Hallo Christina! – When all this is over, we must meet!
so glad to receive another post after so long. Thank you for sharing your thoughts again. Whenever it is possible let us know how Padraig and the family are. Love to you and Pat from
Gisela and Heinz
So good to hear from you, too, Gisela! We are all ok here. Not bored at all. I am beginning to like the quietness outside. Always wanted to live in the country and always regretted a bit that it never worked out. Now it feels like as if the country has come to us. Not having to think about what to shop for – we aren’t going to shops at the moment – is no loss either.
In Ireland, more than half of the people dying die in nursing homes. On most days, the average age of those dying is 80+, on some days 90+. They don’t even make it into hospitals. And they are not allowed visitors, even on their death bed. Wo soll das alles enden?
Hope you all stay healthy and safe.
Good to hear your news. Sometimes I send Padraig tweets; You are relentless in your efforts to improve Padraig’s quality of life and I am so glad his friends remain a constant force. You reminded me of my mum who passed away 2 years ago: I always was great a drawing up timetables and plans (not so good at studying) and then in later life I still had so many plans. The wisdom of my mum a GP running her own rural practices of 50+ years used to say to me just what you wrote about only her interpretation was shorter “God sees you make plans and he laughs”.

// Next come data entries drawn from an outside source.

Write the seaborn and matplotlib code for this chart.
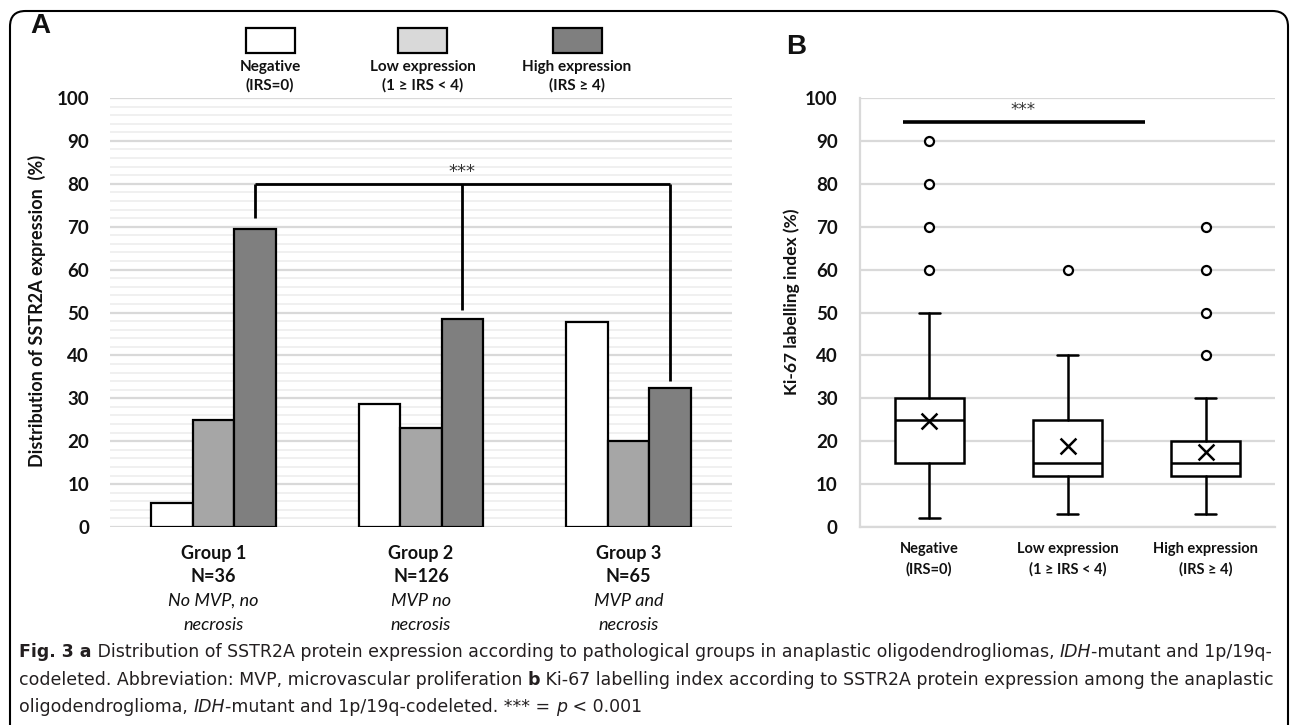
import matplotlib
matplotlib.use("Agg")
import matplotlib.pyplot as plt
from matplotlib.patches import Rectangle, FancyBboxPatch
from matplotlib.transforms import blended_transform_factory
import seaborn as sns
import pandas as pd
import numpy as np

# ---------------- data ----------------
groups = ["Group 1", "Group 2", "Group 3"]
group_n = ["N=36", "N=126", "N=65"]
group_desc = [["No MVP, no", "necrosis"], ["MVP no", "necrosis"], ["MVP and", "necrosis"]]
expr_levels = ["Negative", "Low expression", "High expression"]
expr_irs = ["(IRS=0)", "(1 \u2265 IRS < 4)", "(IRS \u2265 4)"]
negative_pct = [5.6, 28.6, 47.7]
low_pct = [25.0, 23.0, 20.0]
high_pct = [69.4, 48.4, 32.3]

# Ki-67 box statistics per SSTR2A class
box_labels = ["Negative", "Low expression", "High expression"]
ki_whislo = [2, 3, 3]
ki_q1 = [15, 12, 12]
ki_med = [25, 15, 15]
ki_q3 = [30, 25, 20]
ki_whishi = [50, 40, 30]
ki_mean = [24.8, 18.8, 17.5]
ki_fliers = [[60, 70, 80, 90], [60], [40, 50, 60, 70]]

# ---------------- style ----------------
sns.set_theme(style="white")
plt.rcParams["font.family"] = ["Lato", "DejaVu Sans"]
W, H = 1295, 725
fig = plt.figure(figsize=(W / 100, H / 100), dpi=100)
fig.patch.set_facecolor("white")


def fx(x):
    return x / W


def fy(y):
    return 1 - y / H


bar_colors = ["#ffffff", "#a6a6a6", "#7f7f7f"]
legend_colors = ["#ffffff", "#d9d9d9", "#7f7f7f"]

# ---------------- panel A ----------------
axA = fig.add_axes([fx(110), fy(527), fx(732) - fx(110), fy(98) - fy(527)])
df = pd.DataFrame({
    "group": np.repeat(groups, 3),
    "expr": expr_levels * 3,
    "value": [v for trip in zip(negative_pct, low_pct, high_pct) for v in trip],
})
sns.barplot(data=df, x="group", y="value", hue="expr", hue_order=expr_levels,
            palette=bar_colors, saturation=1, width=0.6, errorbar=None,
            edgecolor="black", linewidth=1.6, legend=False, ax=axA, zorder=3)
axA.set_xlim(-0.5, 2.5)
axA.set_ylim(0, 100)
axA.set_yticks(range(0, 101, 10))
axA.set_yticks(range(0, 101, 2), minor=True)
axA.grid(True, which="minor", axis="y", color="#eeeeee", lw=1.2, zorder=0)
axA.grid(True, which="major", axis="y", color="#d9d9d9", lw=1.6, zorder=0)
axA.set_axisbelow(True)
for s in axA.spines.values():
    s.set_visible(False)
axA.tick_params(axis="y", which="both", length=0, pad=15)
axA.tick_params(axis="x", length=0)
for lab in axA.get_yticklabels():
    lab.set_fontweight("bold")
    lab.set_fontsize(13.5)
    lab.set_color("#111111")
axA.set_xticks([0, 1, 2])
axA.set_xticklabels([])
axA.set_xlabel("")
axA.set_ylabel("")

tr = blended_transform_factory(axA.transData, fig.transFigure)
for i in range(3):
    axA.text(i, fy(553), groups[i], transform=tr, ha="center", va="center",
             fontsize=13, fontweight="bold", color="#111111")
    axA.text(i, fy(577), group_n[i], transform=tr, ha="center", va="center",
             fontsize=13, fontweight="bold", color="#111111")
    axA.text(i, fy(601), group_desc[i][0], transform=tr, ha="center", va="center",
             fontsize=13, style="italic", color="#111111")
    axA.text(i, fy(625), group_desc[i][1], transform=tr, ha="center", va="center",
             fontsize=13, style="italic", color="#111111")

fig.text(fx(37), fy(311), "Distribution of SSTR2A expression  (%)", rotation=90,
         ha="center", va="center", fontsize=13, fontweight="bold", color="#111111")

# significance bracket in A
bx = [0.2, 1.2, 2.2]
bottoms = [72, 50.5, 34]
axA.plot([bx[0], bx[2]], [80, 80], color="black", lw=2, zorder=4, solid_capstyle="butt")
for xb, yb in zip(bx, bottoms):
    axA.plot([xb, xb], [yb, 80], color="black", lw=2, zorder=4, solid_capstyle="butt")
axA.text(1.2, 80.6, "***", ha="center", va="bottom", fontsize=13,
         family=["DejaVu Sans"], color="#333333")

# legend A
legend_x = [270, 423, 577]
for cx, col, name, irs in zip(legend_x, legend_colors, expr_levels, expr_irs):
    fig.patches.append(Rectangle((fx(cx - 24.5), fy(53)), 49 / W, 25 / H,
                                 transform=fig.transFigure, facecolor=col,
                                 edgecolor="black", lw=1.6))
    fig.text(fx(cx), fy(67), name, ha="center", va="center", fontsize=11,
             fontweight="bold", color="#111111")
    fig.text(fx(cx), fy(85), irs, ha="center", va="center", fontsize=11,
             fontweight="bold", color="#111111")

fig.text(fx(40), fy(26), "A", ha="center", va="center", fontsize=20,
         fontweight="bold", family=["Liberation Sans", "DejaVu Sans"], color="#111111")
fig.text(fx(796), fy(47), "B", ha="center", va="center", fontsize=20,
         fontweight="bold", family=["Liberation Sans", "DejaVu Sans"], color="#111111")

# ---------------- panel B ----------------
axB = fig.add_axes([fx(860), fy(527), fx(1275) - fx(860), fy(98) - fy(527)])
stats = []
for i in range(3):
    stats.append(dict(label=box_labels[i], whislo=ki_whislo[i], q1=ki_q1[i],
                      med=ki_med[i], q3=ki_q3[i], whishi=ki_whishi[i],
                      mean=ki_mean[i], fliers=ki_fliers[i]))
lw = 1.8
axB.bxp(stats, positions=[0, 1, 2], widths=0.5, capwidths=0.15,
        showmeans=False, patch_artist=True,
        boxprops=dict(facecolor="white", edgecolor="black", lw=lw),
        whiskerprops=dict(color="black", lw=lw),
        capprops=dict(color="black", lw=lw),
        medianprops=dict(color="black", lw=lw),
        flierprops=dict(marker="o", markerfacecolor="white", markeredgecolor="black",
                        markersize=6.5, markeredgewidth=1.6),
        zorder=3)
sns.scatterplot(x=[0, 1, 2], y=ki_mean, marker="x", s=130, color="black",
                linewidth=1.8, ax=axB, zorder=5)
axB.set_xlim(-0.5, 2.5)
axB.set_ylim(0, 100)
axB.set_yticks(range(0, 101, 10))
axB.grid(True, axis="y", color="#d9d9d9", lw=1.6, zorder=0)
axB.set_axisbelow(True)
for k, s in axB.spines.items():
    if k in ("left", "bottom"):
        s.set_color("#d9d9d9")
        s.set_linewidth(1.6)
    else:
        s.set_visible(False)
axB.tick_params(axis="both", length=0)
axB.tick_params(axis="y", pad=16)
axB.tick_params(axis="x", pad=11)
axB.set_yticklabels([str(v) for v in range(0, 101, 10)], fontsize=13.5,
                    fontweight="bold", color="#111111")
axB.set_xticks([0, 1, 2])
axB.set_xticklabels([f"{a}\n{b}" for a, b in zip(box_labels, expr_irs)],
                    fontsize=10.5, fontweight="bold", color="#111111", linespacing=1.5)
axB.set_xlabel("")
axB.set_ylabel("")
fig.text(fx(792), fy(302), "Ki-67 labelling index (%)", rotation=90, ha="center",
         va="center", fontsize=12.5, fontweight="bold", color="#111111")
axB.plot([-0.19, 1.56], [94.5, 94.5], color="black", lw=2.6, zorder=4,
         solid_capstyle="butt")
axB.text(0.68, 95.2, "***", ha="center", va="bottom", fontsize=12,
         family=["DejaVu Sans"], color="#333333")

# ---------------- frame & caption ----------------
frame = FancyBboxPatch((fx(10), fy(760)), (1288 - 10) / W, (760 - 11) / H,
                       boxstyle="round,pad=0,rounding_size=0.012",
                       transform=fig.transFigure, facecolor="none",
                       edgecolor="black", lw=1.5, mutation_aspect=W / H)
fig.patches.append(frame)

cap_family = ["Liberation Sans Narrow", "DejaVu Sans"]
cap_size = 12.5
fig.canvas.draw()
renderer = fig.canvas.get_renderer()


def text_width(txt, **kw):
    t = fig.text(0, 0, "|" + txt + "|", **kw)
    w1 = t.get_window_extent(renderer).width
    t.remove()
    t = fig.text(0, 0, "||", **kw)
    w2 = t.get_window_extent(renderer).width
    t.remove()
    return w1 - w2


def draw_runs(x0, y, runs):
    x = x0
    for txt, st in runs:
        kw = dict(fontsize=cap_size, family=cap_family, color="#231f20")
        if st == "b":
            kw["fontweight"] = "bold"
        elif st == "i":
            kw["style"] = "italic"
        w = text_width(txt, **kw)
        fig.text(fx(x), fy(y), txt, ha="left", va="center", **kw)
        x += w


caption_lines = [
    [("Fig. 3 a", "b"), (" Distribution of SSTR2A protein expression according to pathological groups in anaplastic oligodendrogliomas, ", "n"), ("IDH", "i"), ("-mutant and 1p/19q-", "n")],
    [("codeleted. Abbreviation: MVP, microvascular proliferation ", "n"), ("b", "b"), (" Ki-67 labelling index according to SSTR2A protein expression among the anaplastic", "n")],
    [("oligodendroglioma, ", "n"), ("IDH", "i"), ("-mutant and 1p/19q-codeleted. *** = ", "n"), ("p", "i"), (" < 0.001", "n")],
]
for yy, runs in zip([652, 680, 707], caption_lines):
    draw_runs(19, yy, runs)

fig.savefig("out.png", dpi=100, facecolor="white")
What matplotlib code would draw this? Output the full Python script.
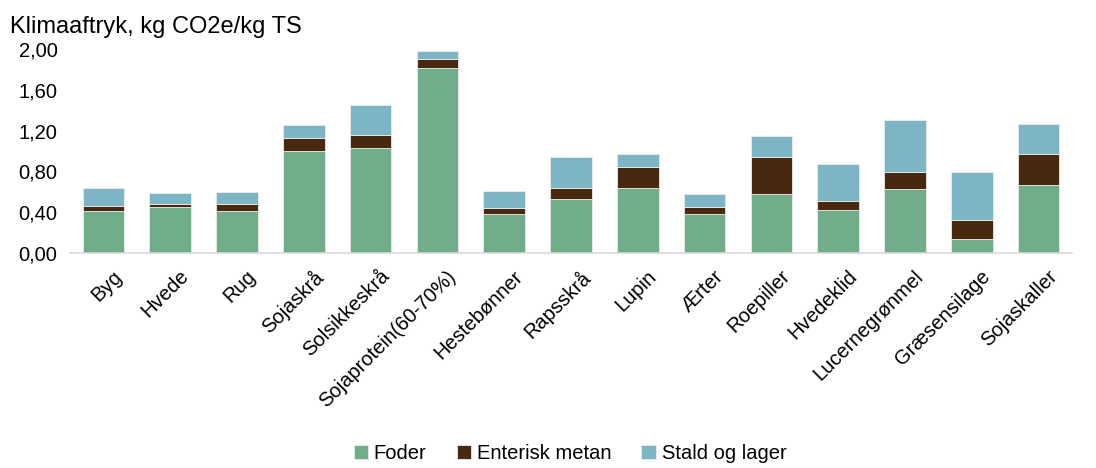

Inverse is a link you may be interested in. It is Tesla and he has interesting article today about psychological impact on people of this enforced social distancing.
Keep Safe; Keep Strong.
You too – it’s great to see how you keep going, Michelle. Life is full of challenges. Mostly, they come out of nowhere. There is no such thing as a smooth ride… With the help of each other we keep going.
Donna Parrish said:
Reinhard, it is good to see this post. I think of you often and had hoped that all was going well.
Regards to all your family.
It is good to be in touch again, Donna. Alive and kicking. Thank you for being with us! Hope you’re keeping well.